Many in the university have been lamenting the systematic degradation of the vibrant culture and political positions that the JNU has been known for.
Since 2016, funding for many centres, including the varsity's library, has been cut. The number of research scholars per faculty has been reduced. Timings of hostels and famous dhabas of the university are being regulated. Political and social graffiti that gave the campus a unique character is under the constant scanner of the administration, while its vice chancellor wants a decommissioned military tank on the campus to “instill nationalism”.
If these measures were not enough, the university administration significantly hiked the hostel and mess fee last November, making JNU the most expensive central university in India.
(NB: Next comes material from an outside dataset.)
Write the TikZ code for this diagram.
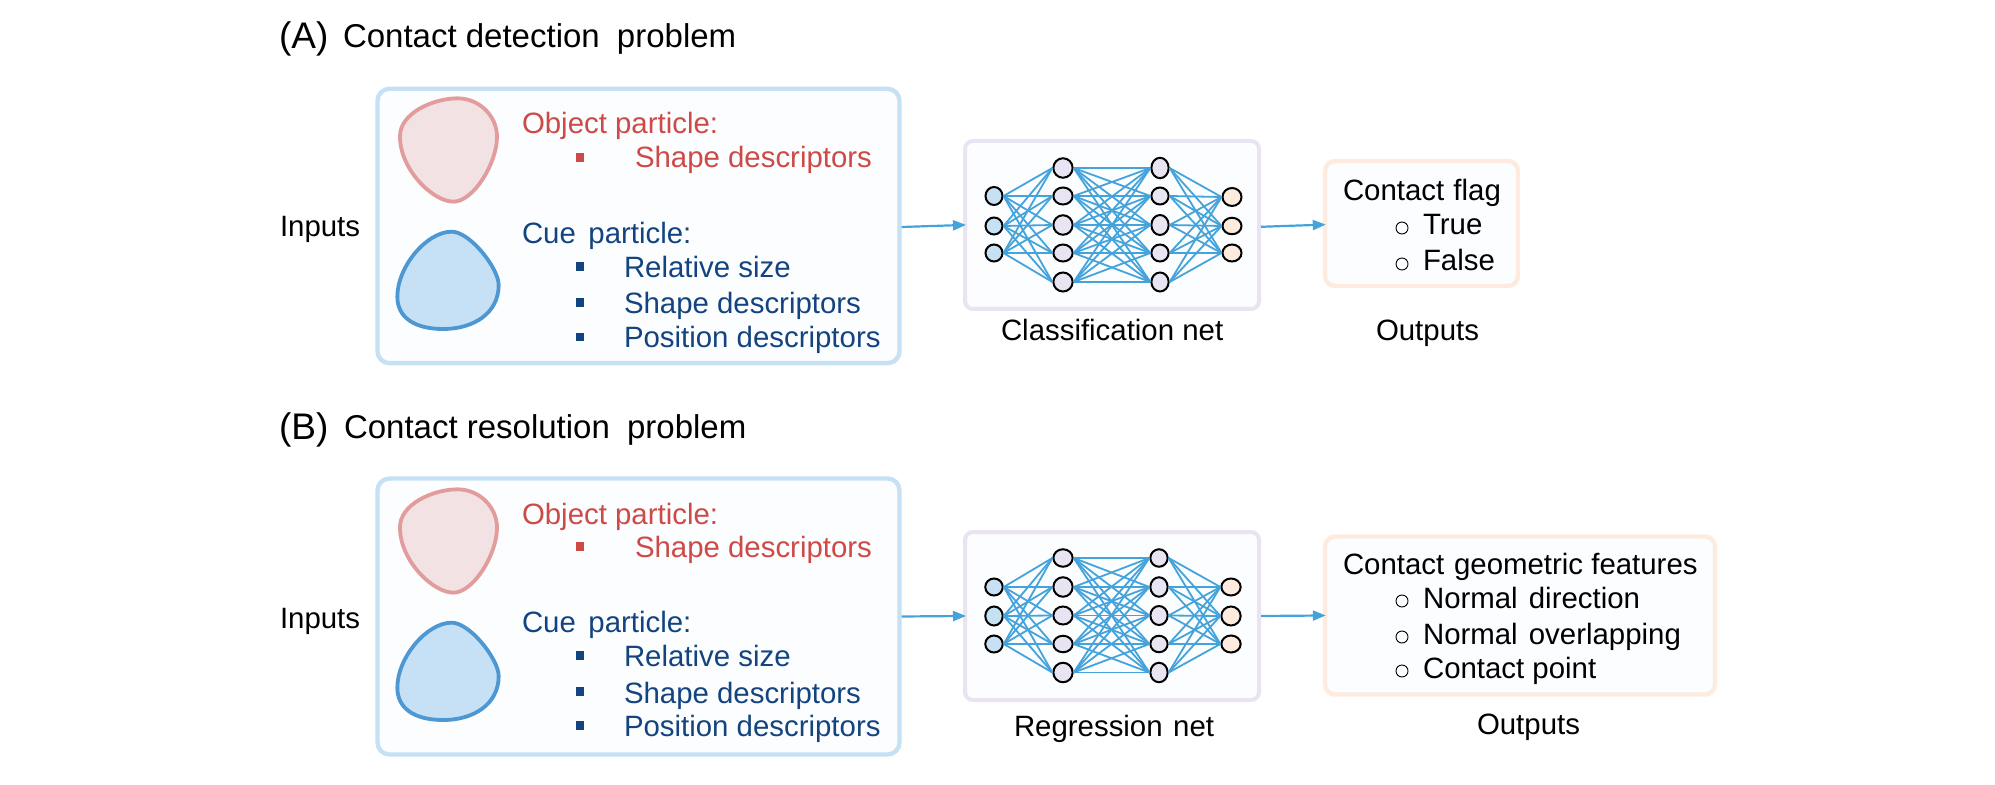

The hike, students and faculty members say, will severely impact almost 40 per cent of the varsity's students who come from underprivileged backgrounds. Since November, students at the campus have engaged in prolonged protests, seeking a rollback of the fee hike. When the students tried to reach the parliament to press for their demands, they were met with force, resulting in injuries to many.
Historically, JNU students have a reputation of not giving up fights easily. Two days after the January 5 episode, the university campus hosted an event where faculty and current and former students addressed a huge gathering and the media.
Among them stood its former student union president Kanhaiya Kumar, who shot to the limelight in the aftermath of the February 2016 ‘Afzal Guru event’. While recounting the role of JNU in India’s political history, Kumar declared that the “government has committed a grave mistake by knowingly or unknowingly choosing an enemy with brains”, and that the students will fight back.
In the 1970s, university students, including many leaders of today’s BJP, played a significant role in the Jayaprakash Narayan (JP)-led movement against the declaration of emergency in India at the time.
That movement not only challenged the power of then prime minister Indira Gandhi but also shaped the socio-political scenario in India for years to come.
Almost 25 years later, today, with students from across campuses backing each other and with civil society and several celebrities throwing their weight behind students, many say the ongoing protests might turn into BJP’s ‘JP Movement’.
Nakul Sawhney, a well-known documentary filmmaker and social activist, says that while he cannot predict the future of current protests, he thinks this movement is unique.
“While CAA targets a religious community, the current movement counters it by bringing all communities together. This student-led movement is crucial. It has to be engaged with and seized,” he added.